Depois de sua morte, em 1974, a família do matemático se deparou com materiais do autor que também ficaram inacabados. “Tinha pilhas de coisas, cartas que tinha começado a responder e livros que não conseguiu terminar. O que estava em cima da mesa, não jogamos fora, fomos juntando ao que seria o acervo dele.” Desde 2010, 215 caixas-arquivos com documentos do matemático foram doadas pela família ao Centro de Memória da Educação (CME) da Universidade Estadual de Campinas (Unicamp). 

Além das boas lembranças, Pereira herdou também a coleção de objetos no formato de sapos, animal favorito de Julio Cesar, e a inspiração para seguir no caminho acadêmico.

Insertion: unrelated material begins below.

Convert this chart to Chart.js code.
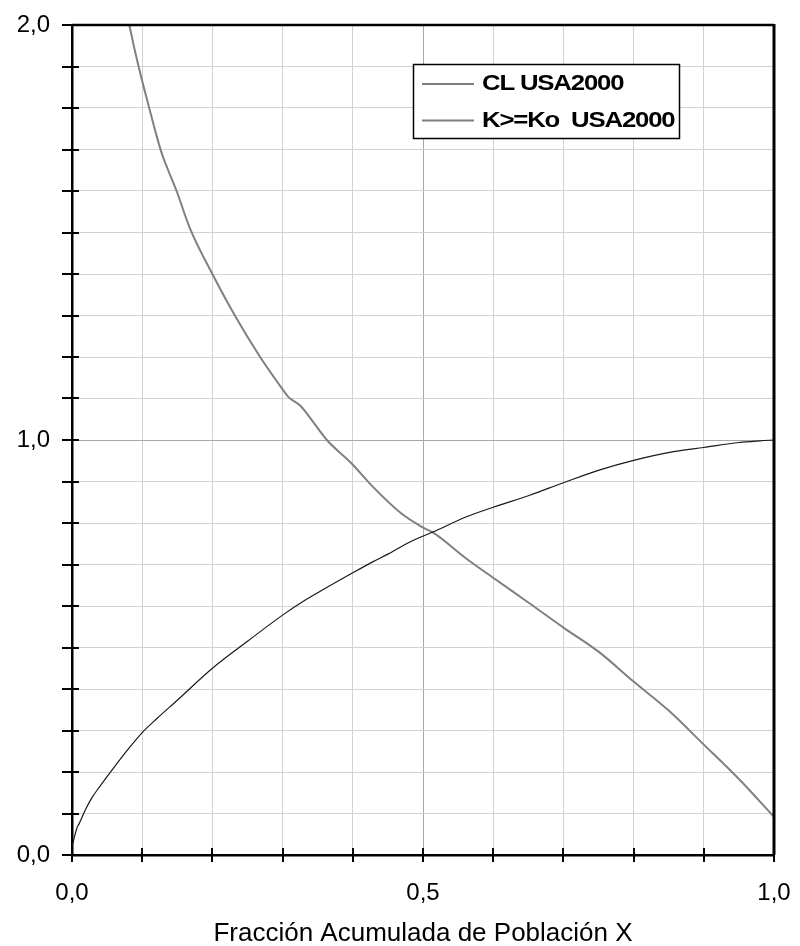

Ele é pesquisador da Escola Nacional de Saúde Pública da Fiocruz e responsável pelo site de Malba Tahan. “Assim como meu avô, me alimento de livros. E para onde viajo, sempre vou às livrarias ver se ainda vendem ‘O homem que calculava’. Os exemplares estão sempre nas prateleiras”, celebra. 

Os discípulos de Malba Tahan

Os ensinamentos de Malba Tahan inspiram pessoas de diferentes idades e etapas da vida. “Em programas de mestrado e doutorado voltados para a educação, há muitas pessoas que se dedicam a pesquisar sobre a obra de meu avô enquanto figura que atuou para popularizar o ensino da matemática. E que se emocionam ao desvendar a trajetória dele”, aponta Pereira.  

Foto: Medalhista da OBMEP, Julio Cesar Nascimento aprendeu com o livro que pode resolver problemas/ Arquivo pessoal

Homônimo do autor e apaixonado pelo mundo dos números e literatura, Julio Cesar Nascimento conheceu Malba Tahan no início deste ano. Aos 13 anos, o medalhista da OBMEP de Quixabá, município divisa de Pernambuco com a Paraíba, aprendeu com o livro que problemas, sejam eles matemáticos ou não, podem ser resolvidos de várias formas. 

“O calculista mostra que existem vários caminhos diferentes para resolvermos algo. Alguns podem ser mais simples que outros. E, às vezes, quando um problema aparece, vamos precisar resolver com aquilo que sabemos e que temos disponível. Nem sempre teremos uma calculadora para ajudar”, afirma. 

Julia Jaccoud, formada em matemática pela USP e conhecida como “Matemaníaca” nas redes sociais, lembra das salas do Instituto de Matemática e Estatísticas lotadas no evento que chamavam de “Virada Malba Tahan”. “Assim como muitos matemáticos, ‘O homem que calculava’ também está entre meus livros favoritos. Mas a cena que mais me marcou foi quando vi as ideias de Malba Tahan acontecendo na prática.”

Ela era uma das monitoras do evento que recebia centenas de alunos de escolas vizinhas à universidade para celebrar o Dia Nacional da Matemática com palestras, mesas redondas e salas de problemas. “Era uma grande festa onde víamos as crianças se divertindo com a matemática. É fantástico sabermos que um matemático brasileiro nos deixou tantos ensinamentos como legado.”